NVIDIA has added the Tesla K80 dual-GPU accelerator to its Tesla Accelerated Computing Platform, designed for machine learning, data analytics, scientific, and high performance computing (HPC) applications. The new flagship offering combines the fastest GPU accelerators, the CUDA parallel computing model, and an ecosystem of software developers, software vendors, and datacenter system OEMs.

The Tesla K80 delivers nearly two times higher performance and double the memory bandwidth of its predecessor, the Tesla K40 GPU accelerator.
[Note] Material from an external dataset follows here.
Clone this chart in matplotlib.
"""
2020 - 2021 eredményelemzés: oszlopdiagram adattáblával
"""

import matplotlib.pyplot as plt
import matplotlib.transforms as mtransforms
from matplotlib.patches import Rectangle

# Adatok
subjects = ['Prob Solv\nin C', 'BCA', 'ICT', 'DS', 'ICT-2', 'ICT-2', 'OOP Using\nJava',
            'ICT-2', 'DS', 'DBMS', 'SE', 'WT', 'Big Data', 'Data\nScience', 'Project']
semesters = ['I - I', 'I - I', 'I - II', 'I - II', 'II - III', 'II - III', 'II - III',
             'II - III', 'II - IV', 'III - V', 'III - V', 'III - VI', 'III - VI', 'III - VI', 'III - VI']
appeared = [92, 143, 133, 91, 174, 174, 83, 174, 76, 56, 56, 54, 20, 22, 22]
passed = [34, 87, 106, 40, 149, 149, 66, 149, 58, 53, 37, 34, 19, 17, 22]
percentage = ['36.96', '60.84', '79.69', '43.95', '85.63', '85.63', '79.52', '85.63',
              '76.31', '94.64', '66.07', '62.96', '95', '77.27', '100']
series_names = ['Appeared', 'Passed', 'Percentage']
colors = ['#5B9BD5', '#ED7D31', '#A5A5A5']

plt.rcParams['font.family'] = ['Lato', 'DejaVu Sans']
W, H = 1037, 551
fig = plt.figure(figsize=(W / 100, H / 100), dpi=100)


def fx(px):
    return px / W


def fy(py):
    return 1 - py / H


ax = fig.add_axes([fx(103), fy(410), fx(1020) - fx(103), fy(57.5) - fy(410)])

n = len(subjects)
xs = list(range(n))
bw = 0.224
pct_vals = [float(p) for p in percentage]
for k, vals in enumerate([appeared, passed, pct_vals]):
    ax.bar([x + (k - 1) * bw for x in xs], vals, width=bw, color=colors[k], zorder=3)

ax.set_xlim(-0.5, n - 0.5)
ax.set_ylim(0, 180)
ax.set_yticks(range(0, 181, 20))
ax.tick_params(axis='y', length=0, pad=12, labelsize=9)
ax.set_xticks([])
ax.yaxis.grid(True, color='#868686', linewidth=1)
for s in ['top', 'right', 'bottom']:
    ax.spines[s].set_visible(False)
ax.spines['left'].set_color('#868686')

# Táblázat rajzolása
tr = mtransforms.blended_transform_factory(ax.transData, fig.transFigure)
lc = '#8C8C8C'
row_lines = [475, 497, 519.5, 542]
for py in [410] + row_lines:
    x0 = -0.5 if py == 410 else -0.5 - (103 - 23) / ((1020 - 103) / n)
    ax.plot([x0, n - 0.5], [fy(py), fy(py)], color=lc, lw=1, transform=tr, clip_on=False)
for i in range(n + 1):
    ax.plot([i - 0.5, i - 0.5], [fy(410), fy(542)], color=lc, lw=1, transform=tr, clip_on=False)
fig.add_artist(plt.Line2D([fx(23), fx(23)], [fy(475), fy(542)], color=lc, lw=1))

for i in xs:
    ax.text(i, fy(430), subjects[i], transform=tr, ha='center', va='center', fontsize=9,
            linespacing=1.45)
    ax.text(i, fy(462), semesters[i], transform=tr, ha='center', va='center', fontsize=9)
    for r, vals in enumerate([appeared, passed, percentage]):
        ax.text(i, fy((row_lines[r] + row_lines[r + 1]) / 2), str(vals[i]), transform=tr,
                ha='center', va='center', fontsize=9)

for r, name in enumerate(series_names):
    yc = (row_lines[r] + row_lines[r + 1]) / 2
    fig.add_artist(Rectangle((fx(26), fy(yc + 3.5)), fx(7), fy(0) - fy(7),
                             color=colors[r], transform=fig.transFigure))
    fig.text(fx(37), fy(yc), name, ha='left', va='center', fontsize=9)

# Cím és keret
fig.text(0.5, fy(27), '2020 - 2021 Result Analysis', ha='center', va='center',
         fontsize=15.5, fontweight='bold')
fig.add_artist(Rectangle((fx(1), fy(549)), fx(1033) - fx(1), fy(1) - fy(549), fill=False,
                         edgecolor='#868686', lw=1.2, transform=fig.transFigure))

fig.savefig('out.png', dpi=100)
According to Nvidia, it delivers up to 8.74 teraflops single-precision and up to 2.91 teraflops double-precision peak floating point performance, and 10 times higher performance than today's fastest CPUs on science and engineering applications, such as AMBER, GROMACS, Quantum Espresso and LSMS.

The accelerator features an enhanced version of NVIDIA GPU Boost technology, which dynamically converts power headroom into the optimal performance boost for each individual application. In addition, Dynamic Parallelism enables GPU threads to dynamically spawn new threads, enabling users to quickly crunch through adaptive and dynamic data structures.
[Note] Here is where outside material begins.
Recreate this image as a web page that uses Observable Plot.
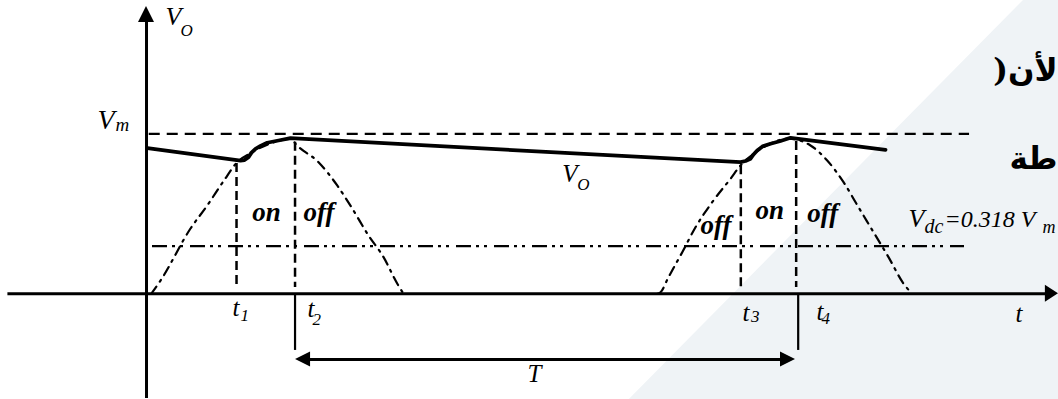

It comes with two GPUs per board, 24GB of GDDR5 memory - 12GB of memory per GPU, offers a 480GB/s memory bandwidth and 4,992 CUDA parallel processing cores.

Shipping today, the NVIDIA Tesla K80 dual-GPU accelerator will be available from a variety of server manufacturers, including ASUS, Bull, Cirrascale, Cray, Dell, Gigabyte, HP, Inspur, Penguin, Quanta, Sugon, Supermicro and Tyan, as well as from NVIDIA reseller partners.

Features	Tesla K80	Tesla K40
GPU	2x Kepler GK210	1 Kepler GK110B
Peak double precision floating point performance	2.91 Tflops (GPU Boost Clocks) 1.87 Tflops (Base Clocks)	1.66 Tflops (GPU Boost Clocks) 1.43 Tflops (Base Clocks)
Peak single precision floating point performance	8.74 Tflops (GPU Boost Clocks) 5.6 Tflops (Base Clocks)	5 Tflops (GPU Boost Clocks) 4.29 Tflops (Base Clocks)
Memory bandwidth (ECC off)²	480 GB/sec (240 GB/sec per GPU)	288 GB/sec
Memory size (GDDR5)	24 GB (12GB per GPU)	12 GB
CUDA cores	4992 ( 2496 per GPU)	2880